Pourtant, il y a de ça huit ans, alors qu’il s’apprêtait à perdre son job, Jorge n’était pas certain de retrouver une place sur le marché du travail. « Je me disais, tu vas avoir 50 ans. Qui va vouloir de toi ? En Europe, on devient transparent passé cet âge ». Mais dans l’œil de son patron, Kim Díaz, ce sont justement ces employés dits seniors qui filent les parfaits garçons de café. Ceux qui fidélisent n’importe quel amoureux du service bien fait.« J’aime leur vocation, le fait qu’ils adorent leur métier. Ils sont pleins de qualité : ponctuels, propres, polis », commente le chef d’entreprise. Sans oublier : « leur façon d’être avec les clients. Ils nouent une complicité merveilleuse avec eux. Certains leur envoient des cartes postales quand ils partent en vacances. C’est incroyable ».
Alors, des employés comme Jorge, dits seniors, Kim Díaz en a recruté en masse. En octobre dernier, il a lancé une campagne pour son futur local. « Tous les serveurs auront au moins 50 ans, et j’espère en avoir dans tous les restaurants que j’ouvrirai. » Et en Espagne, il n’est pas le seul à valoriser l’expérience des plus âgés. Petit à petit, et plus vite que sa voisine française, la péninsule ibérique semble avoir mesuré la valeur ajoutée des seniors, qui occupe une grande part de sa population.
Des embauches tous les ans en Espagne dans plusieurs secteurs
« On le constate plus fortement en Espagne, même si la France y vient progressivement, renchérit Thierry Alberola, à la tête du cabinet de recrutement A Human Touch, qui œuvre sur le marché français et espagnol. Par an, on arrive à faire une ou deux embauches sur des profils seniors. Mon record, c’est 58 ans ». Selon lui, nul doute : le Pays de Cervantes regarde moins l’âge que la carrière. Si bien, qu’au fil du temps, le taux de personnes des plus de 55 ans sans emploi baisse. Au dernier trimestre cette année, il atteignait les 10,84 %, contre 11,1 % l’an passé et 13,91 % en 2021 selon les chiffres de l’INE. C’est encore moins que la France qui, il y a deux ans, comptait 16 % de sa population senior au chômage.
En Espagne, les secteurs de l’ingénierie civile, l’ensemble des métiers techniques dans la mécanique ou chaudronnerie par exemple, et le secteur scientifique arrivent en première ligne.
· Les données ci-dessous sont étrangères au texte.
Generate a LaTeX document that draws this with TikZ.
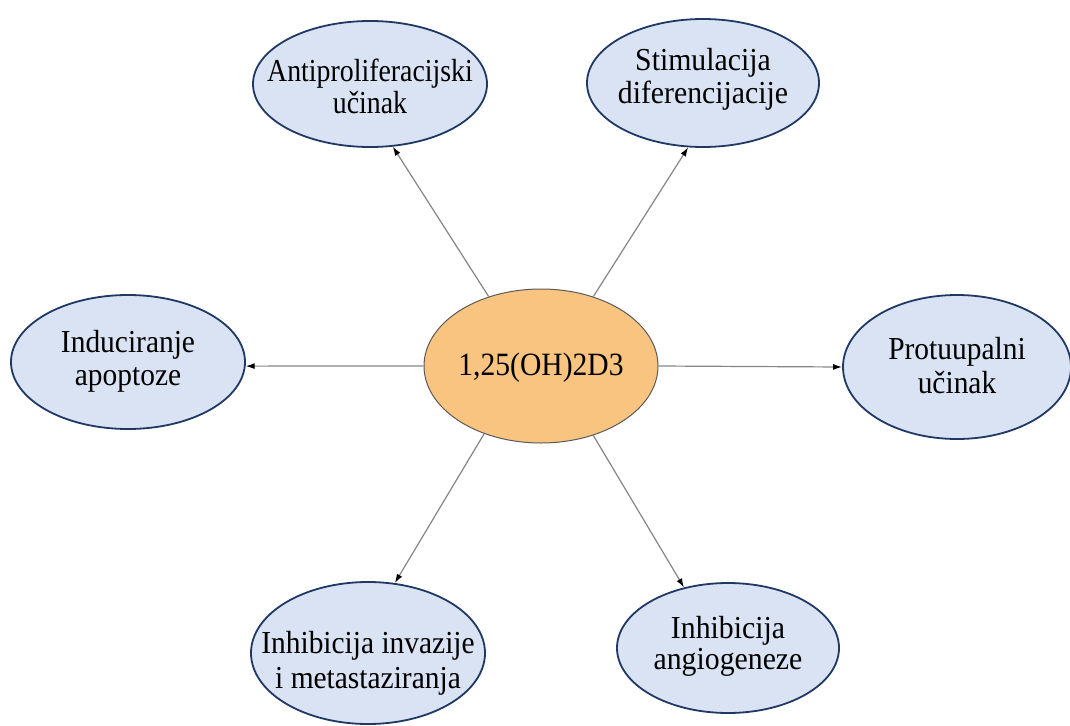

D’une part, parce que les ressources « jeunes » manquent à l’appel. Avec le tournant du digital, elles ont laissé de côté leur formation professionnelle initiale, ou bien, l’ont simplement boudée. « Quand on ne trouve pas facilement, on hésite moins à aller voir les seniors voire très seniors. »
Mais aussi parce que les profils proches de la retraite, masculins comme féminins, possèdent des compétences très prisées : le réseau et l’expertise. « Ils ont eu tous les problèmes possibles et imaginables et savent les résoudre tout de suite. C’est ce qui est recherché », ajoute le recruteur Thierry Alberola. Si bien qu’aujourd’hui encore, le professionnel des ressources humaines a présenté un candidat de 64 ans à une entreprise madrilène dans le bâtiment. « Et il est toujours dans le processus ! »
Réseau, stabilité et expérience en points forts
Des traits qui font aussi la différence dans le domaine commercial. Malgré une concurrence junior forte, et dotée d’une grande volonté. Mais a-t-elle la patience du serveur de café barcelonais au nœud papillon ? Le temps nécessaire pour discuter avec l’homme qui boit un verre de vin dehors ? L’intention de se souvenir de l’anniversaire de celle qui prend toujours son même café cortado à midi ? « Je pense qu’après un certain âge, on a le goût de la qualité. Parce qu’on a gagné en stabilité, on a voyagé, on s’est nourri de ce qu’on a vu et vécu », affirme humblement Jorge, 57 ans.
Lui, comme la jeunesse, s’est fait la main au prix de plusieurs emplois. Mais une différence générationnelle sépare tout de même les candidats seniors des juniors : le CV. À chaque travail, des contrats de plusieurs années côté 55 ans et plus, contre des périodes de quelques mois chez les plus jeunes. « Ça fait partie des atouts des seniors : la fidélité et la stabilité. Ils resteront jusqu’à leur retraite », confirme le recruteur français opérant sur le marché espagnol. D’autant qu’avec les récentes réformes étirant l’âge de départ à la retraite – 67 ans pour les Espagnols contre 64 ans pour les Français -, les recruteurs ne devraient plus avoir peur de la durée des nouveaux contrats. Ceux-là ne se comptent plus vraiment sur les doigts d’une seule main.